* **Given data**
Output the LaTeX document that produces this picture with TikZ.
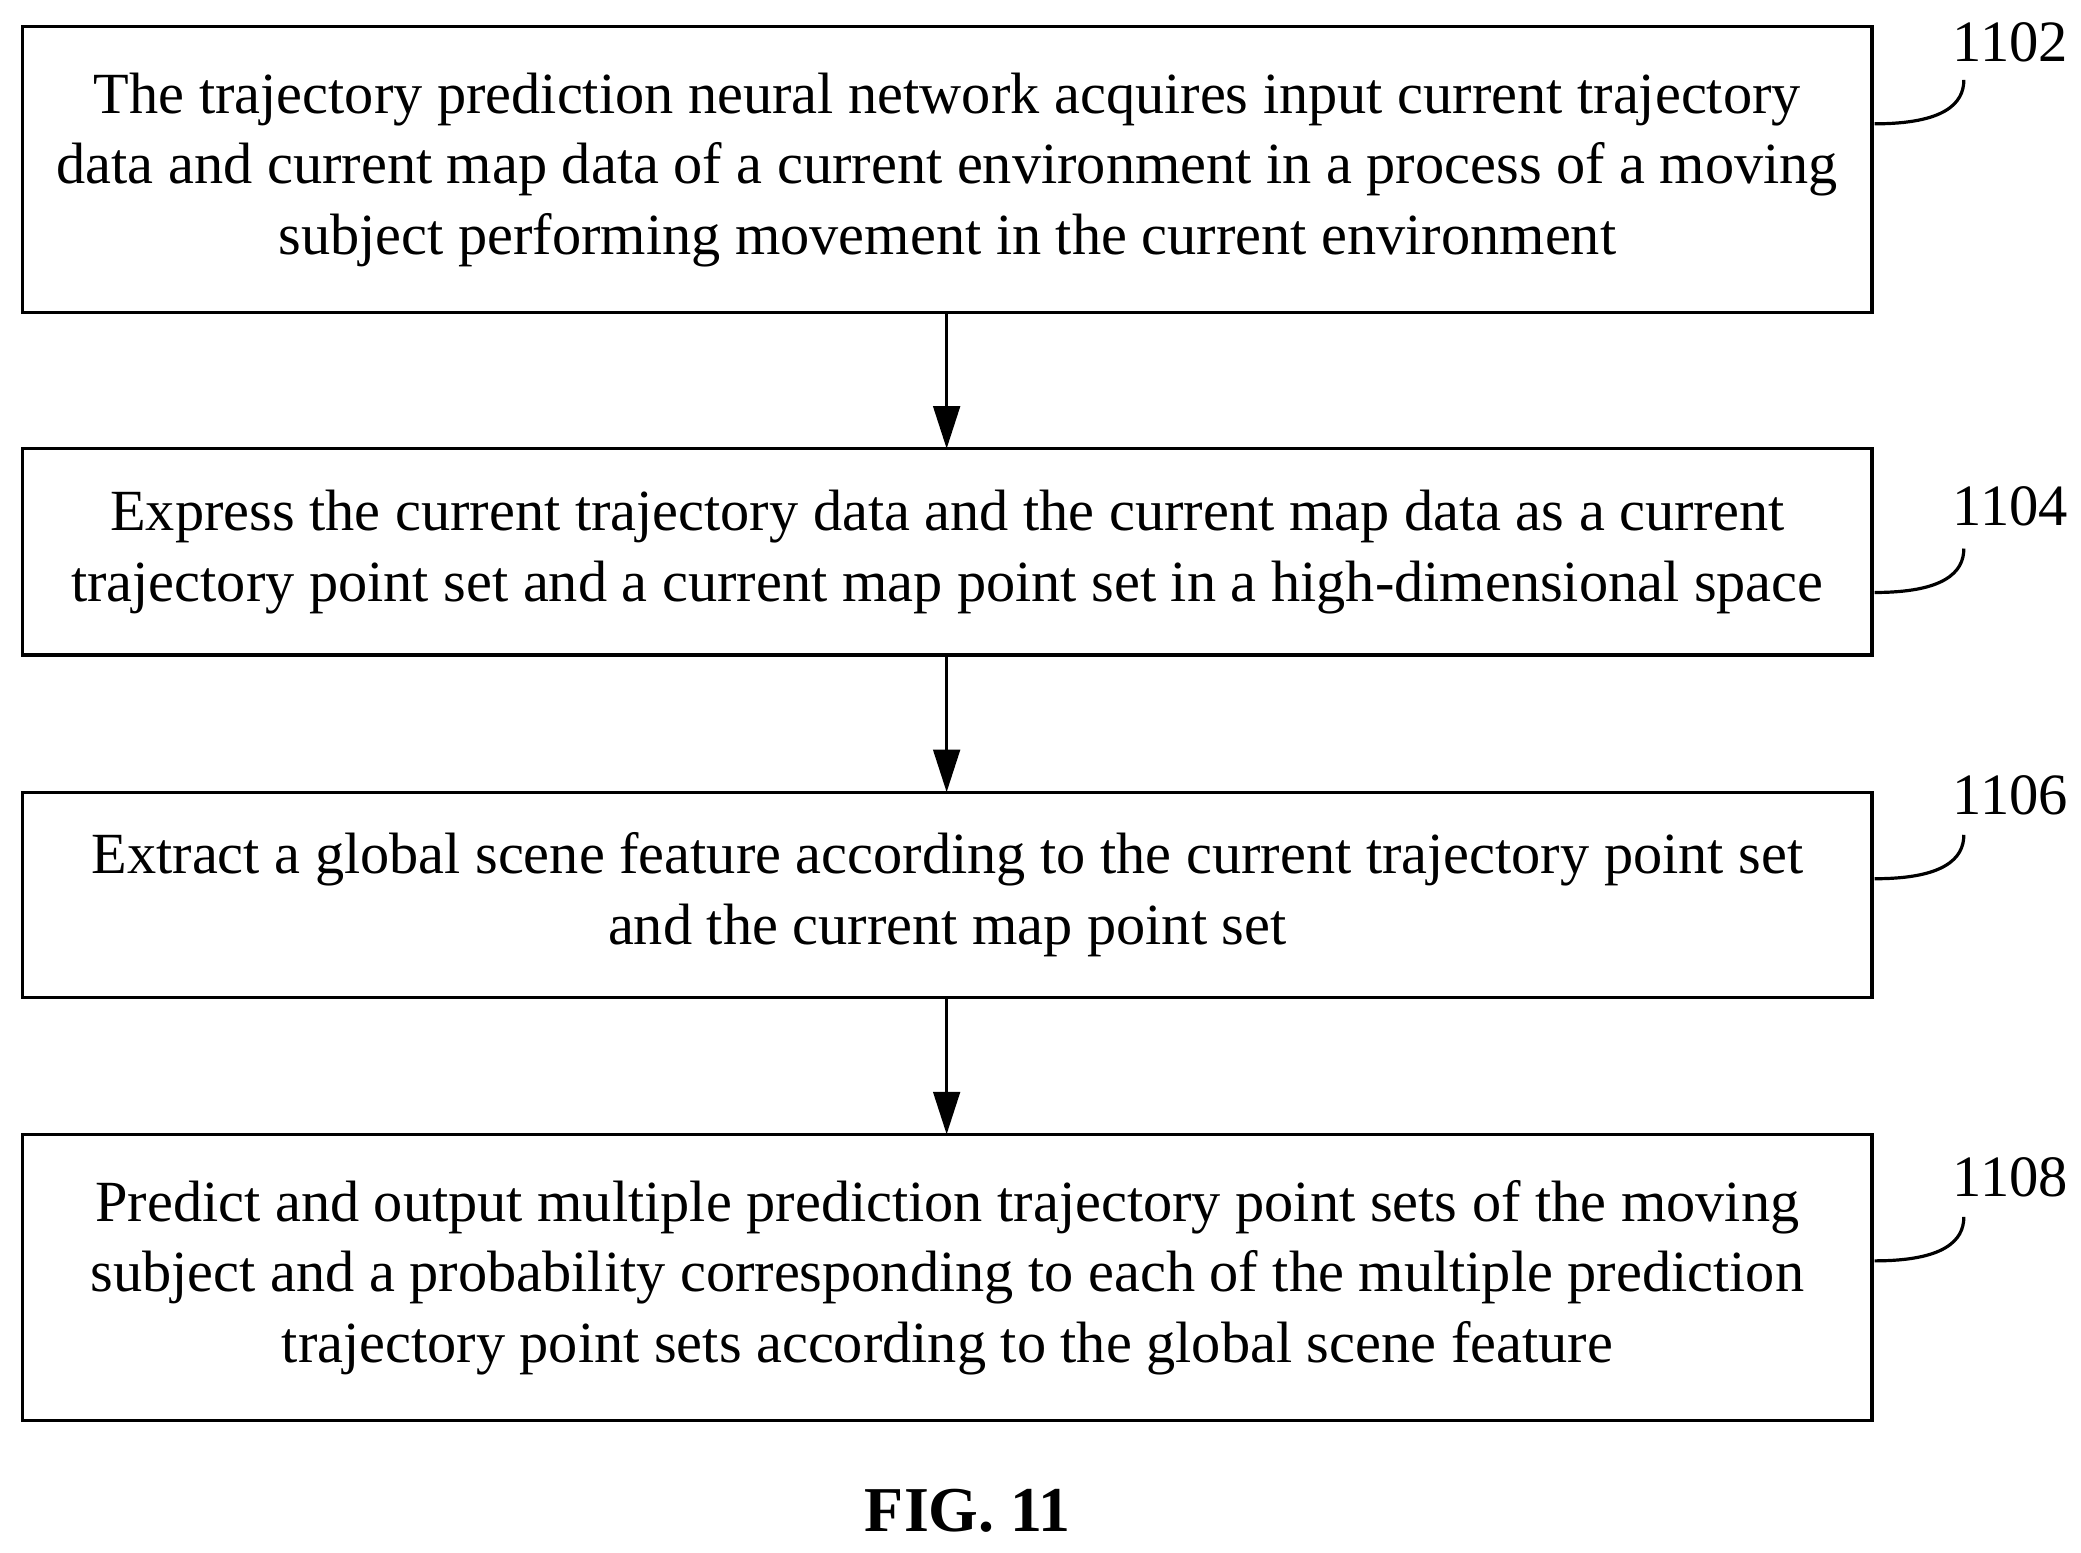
\documentclass[tikz,border=0pt]{standalone}
\usepackage{fontspec}
\setmainfont{Liberation Serif}
\usetikzlibrary{arrows.meta}
\begin{document}
\begin{tikzpicture}[x=0.5pt,y=-0.5pt,
  stepbox/.style={align=center,font=\fontsize{21.9}{26.5}\selectfont,inner sep=0pt},
  arr/.style={-{Triangle[length=16pt,width=10pt]},line width=1.2pt},
  lbl/.style={font=\fontsize{22}{24}\selectfont},
  lead/.style={line width=1.2pt}]
\useasboundingbox (0,0) rectangle (1563,1166);
\draw[line width=1.2pt] (17,20) rectangle (1406,235);
\node[stepbox] (b1) at (711.5,127.5) {The trajectory prediction neural network acquires input current trajectory\\data and current map data of a current environment in a process of a moving\\subject performing movement in the current environment};
\draw[line width=1.2pt] (17,337) rectangle (1406,492);
\node[stepbox] (b2) at (711.5,414.5) {Express the current trajectory data and the current map data as a current\\trajectory point set and a current map point set in a high-dimensional space};
\draw[line width=1.2pt] (17,595) rectangle (1406,749);
\node[stepbox] (b3) at (711.5,672) {Extract a global scene feature according to the current trajectory point set\\and the current map point set};
\draw[line width=1.2pt] (17,852) rectangle (1406,1067);
\node[stepbox] (b4) at (711.5,959.5) {Predict and output multiple prediction trajectory point sets of the moving\\subject and a probability corresponding to each of the multiple prediction\\trajectory point sets according to the global scene feature};
\coordinate (a1s) at (711,235); \coordinate (a1e) at (711,337);
\coordinate (a2s) at (711,492); \coordinate (a2e) at (711,595);
\coordinate (a3s) at (711,749); \coordinate (a3e) at (711,852);
\draw[arr] (a1s) -- (a1e);
\draw[arr] (a2s) -- (a2e);
\draw[arr] (a3s) -- (a3e);
\node[lbl] (l1) at (1510,32) {1102};
\node[lbl] (l2) at (1510,380) {1104};
\node[lbl] (l3) at (1510,597) {1106};
\node[lbl] (l4) at (1510,884) {1108};
\foreach \y in {93,445,660,947}{
  \draw[lead] (1408,\y) .. controls (1460,\y) and (1475,\y-15) .. (1475,\y-33);
}
\node[font=\bfseries\fontsize{24}{28}\selectfont] (fig) at (727,1135) {FIG. 11};
\end{tikzpicture}
\end{document}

* **The problem**
Every line of text is to be repeated exactly; pictures are left out.

* **Task result**
Output the LaTeX document that produces this picture with TikZ.
\documentclass[tikz,border=0pt]{standalone}
\usepackage{fontspec}
\setmainfont{Liberation Serif}
\usetikzlibrary{arrows.meta}
\begin{document}
\begin{tikzpicture}[x=0.5pt,y=-0.5pt,
  stepbox/.style={align=center,font=\fontsize{21.9}{26.5}\selectfont,inner sep=0pt},
  arr/.style={-{Triangle[length=16pt,width=10pt]},line width=1.2pt},
  lbl/.style={font=\fontsize{22}{24}\selectfont},
  lead/.style={line width=1.2pt}]
\useasboundingbox (0,0) rectangle (1563,1166);
\draw[line width=1.2pt] (17,20) rectangle (1406,235);
\node[stepbox] (b1) at (711.5,127.5) {The trajectory prediction neural network acquires input current trajectory\\data and current map data of a current environment in a process of a moving\\subject performing movement in the current environment};
\draw[line width=1.2pt] (17,337) rectangle (1406,492);
\node[stepbox] (b2) at (711.5,414.5) {Express the current trajectory data and the current map data as a current\\trajectory point set and a current map point set in a high-dimensional space};
\draw[line width=1.2pt] (17,595) rectangle (1406,749);
\node[stepbox] (b3) at (711.5,672) {Extract a global scene feature according to the current trajectory point set\\and the current map point set};
\draw[line width=1.2pt] (17,852) rectangle (1406,1067);
\node[stepbox] (b4) at (711.5,959.5) {Predict and output multiple prediction trajectory point sets of the moving\\subject and a probability corresponding to each of the multiple prediction\\trajectory point sets according to the global scene feature};
\coordinate (a1s) at (711,235); \coordinate (a1e) at (711,337);
\coordinate (a2s) at (711,492); \coordinate (a2e) at (711,595);
\coordinate (a3s) at (711,749); \coordinate (a3e) at (711,852);
\draw[arr] (a1s) -- (a1e);
\draw[arr] (a2s) -- (a2e);
\draw[arr] (a3s) -- (a3e);
\node[lbl] (l1) at (1510,32) {1102};
\node[lbl] (l2) at (1510,380) {1104};
\node[lbl] (l3) at (1510,597) {1106};
\node[lbl] (l4) at (1510,884) {1108};
\foreach \y in {93,445,660,947}{
  \draw[lead] (1408,\y) .. controls (1460,\y) and (1475,\y-15) .. (1475,\y-33);
}
\node[font=\bfseries\fontsize{24}{28}\selectfont] (fig) at (727,1135) {FIG. 11};
\end{tikzpicture}
\end{document}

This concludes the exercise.